Carnaval

Mijn ouders woonden tegen het eind van hun leven in Breda. Ze waren gewend rond deze tijd naar het buitenland te gaan 'om het carnaval te ontlopen'. Ik paste dan wel eens op het huis. En deed 's ochtends de melkboer open die langs de huizen kwam in een boerenkiel met een rode zakdoek om z'n nek (de punten door een luciferdoosje geschoven). Van carnaval begreep ik als Noorderling niets.

Het lezen van Menno ter Braaks 'Carnaval der Burgers' (1934, heruitgebracht 1962) had daar ook niet aan geholpen.
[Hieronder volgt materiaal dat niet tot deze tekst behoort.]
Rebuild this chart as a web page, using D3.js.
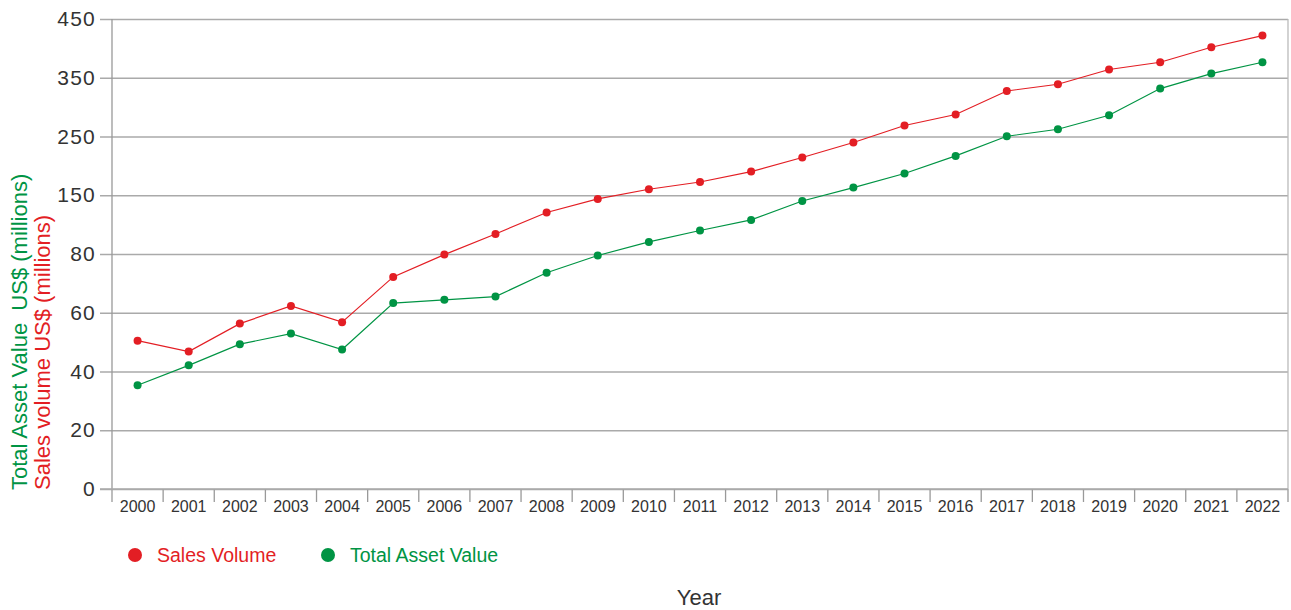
<!DOCTYPE html>
<html>
<head>
<meta charset="utf-8">
<script src="https://cdn.jsdelivr.net/npm/d3@7"></script>
<style>
  body { margin: 0; background: #fff; }
  svg { display: block; font-family: "Liberation Sans", Arial, sans-serif; }
</style>
</head>
<body>
<svg id="chart" width="1291" height="610"></svg>
<script>
const years = ["2000","2001","2002","2003","2004","2005","2006","2007","2008","2009","2010","2011","2012","2013","2014","2015","2016","2017","2018","2019","2020","2021","2022"];
const salesVolume = [50.5, 46.8, 56.3, 62.3, 56.8, 72.2, 79.8, 103.9, 129.4, 145.6, 160.2, 172.6, 190.3, 214.2, 239.8, 268.8, 287.4, 327.5, 338.9, 364, 376.4, 401.9, 421.8];
const totalAssetValue = [35.3, 42.1, 49.3, 52.9, 47.5, 63.3, 64.4, 65.5, 73.6, 79.5, 94.4, 108, 120.6, 143.2, 163.1, 187, 217, 250.4, 262.3, 286.2, 331.6, 357.1, 376.4];
const yTicks = [0, 20, 40, 60, 80, 150, 250, 350, 450];
const seriesNames = ["Sales Volume", "Total Asset Value"];
const yTitles = ["Total Asset Value  US$ (millions)", "Sales volume US$ (millions)"];
const xTitle = "Year";

const RED = "#e31e24", GREEN = "#009444";
const svg = d3.select("#chart");
const L = 112, R = 1288, T = 19, B = 489;
const step = (B - T) / (yTicks.length - 1);

const x = d3.scaleBand().domain(years).range([L, R]).padding(0);
const y = d3.scaleLinear().domain(yTicks).range(yTicks.map((d, i) => B - i * step));

// gridlines + y ticks
const yAxis = d3.axisLeft(y).tickValues(yTicks).tickSize(12).tickPadding(4).tickFormat(d3.format("d"));
const gy = svg.append("g").attr("transform", `translate(${L},0)`).call(yAxis);
gy.select(".domain").remove();
gy.selectAll(".tick line").attr("stroke", "#aaa").attr("stroke-width", 1.3)
  .attr("x1", -12).attr("x2", R - L);
gy.selectAll(".tick text").attr("fill", "#333").attr("font-size", 21).attr("letter-spacing", 1.2)
  .attr("x", -16).attr("font-family", "'Liberation Sans', Arial, sans-serif");

// x axis labels
const xAxis = d3.axisBottom(x).tickSize(0).tickPadding(12);
const gx = svg.append("g").attr("transform", `translate(0,${B})`).call(xAxis);
gx.select(".domain").remove();
gx.selectAll(".tick text").attr("fill", "#333").attr("font-size", 16)
  .attr("font-family", "'Liberation Sans', Arial, sans-serif");

// x boundary ticks
const bounds = years.map(d => x(d)).concat([x(years[years.length - 1]) + x.bandwidth()]);
svg.append("g").selectAll("line").data(bounds).join("line")
  .attr("x1", d => d).attr("x2", d => d).attr("y1", B).attr("y2", B + 13)
  .attr("stroke", "#999").attr("stroke-width", 1.3);

// axes lines
svg.append("line").attr("x1", L).attr("x2", L).attr("y1", T).attr("y2", B)
  .attr("stroke", "#999").attr("stroke-width", 1.3);
svg.append("line").attr("x1", R).attr("x2", R).attr("y1", T).attr("y2", B)
  .attr("stroke", "#bbb").attr("stroke-width", 1.3);
svg.append("line").attr("x1", L - 12).attr("x2", R).attr("y1", B).attr("y2", B)
  .attr("stroke", "#aaa").attr("stroke-width", 1.6);

// series
const cx = d => x(d) + x.bandwidth() / 2;
const series = [
  { name: seriesNames[0], values: salesVolume, color: RED },
  { name: seriesNames[1], values: totalAssetValue, color: GREEN }
];
const line = d3.line().x((d, i) => cx(years[i])).y(d => y(d));
series.forEach(s => {
  svg.append("path").datum(s.values).attr("d", line)
    .attr("fill", "none").attr("stroke", s.color).attr("stroke-width", 1.2);
  svg.append("g").selectAll("circle").data(s.values).join("circle")
    .attr("cx", (d, i) => cx(years[i])).attr("cy", d => y(d)).attr("r", 4)
    .attr("fill", s.color);
});

// y titles
svg.append("text").attr("transform", "translate(27,490) rotate(-90)")
  .attr("fill", GREEN).attr("font-size", 22).attr("xml:space", "preserve")
  .style("white-space", "pre").text(yTitles[0]);
svg.append("text").attr("transform", "translate(50,490) rotate(-90)")
  .attr("fill", RED).attr("font-size", 22).text(yTitles[1]);

// legend
const legX = [135, 328];
series.forEach((s, i) => {
  svg.append("circle").attr("cx", legX[i]).attr("cy", 555).attr("r", 7).attr("fill", s.color);
  svg.append("text").attr("x", legX[i] + 22).attr("y", 562).attr("fill", s.color)
    .attr("font-size", 19.5).text(s.name);
});

// x title
svg.append("text").attr("x", 699).attr("y", 605).attr("text-anchor", "middle")
  .attr("fill", "#333").attr("font-size", 22).text(xTitle);
</script>
</body>
</html>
In dat boek is 'carnaval' het heel even ondergaan in een illusie van dichterlijkheid. En dan, na de roes, komt de kater. Niet alleen in februari, nee, het hele burgerbestaan zit bij Ter Braak zo in elkaar. Na elk carnaval van 'moment, roes, droom, verbeelding...' volgt een vastentijd vol 'herhaling, voorschrift, ontwaken, conventie'. En dan komt de regel die de uitersten beschrijft: 'Burgers die dichters willen worden. Dichters die zich nooit bevrijden van hun burgerschap.' Nu was ik zondagmiddag in Nijmegen en zag de stoet, de kinderen en hun ouders. De kou, de eindeloos geduldig in elkaar gezette kleren en de praalwagens. En raakte ontroerd.Geen dichters, geen burgers.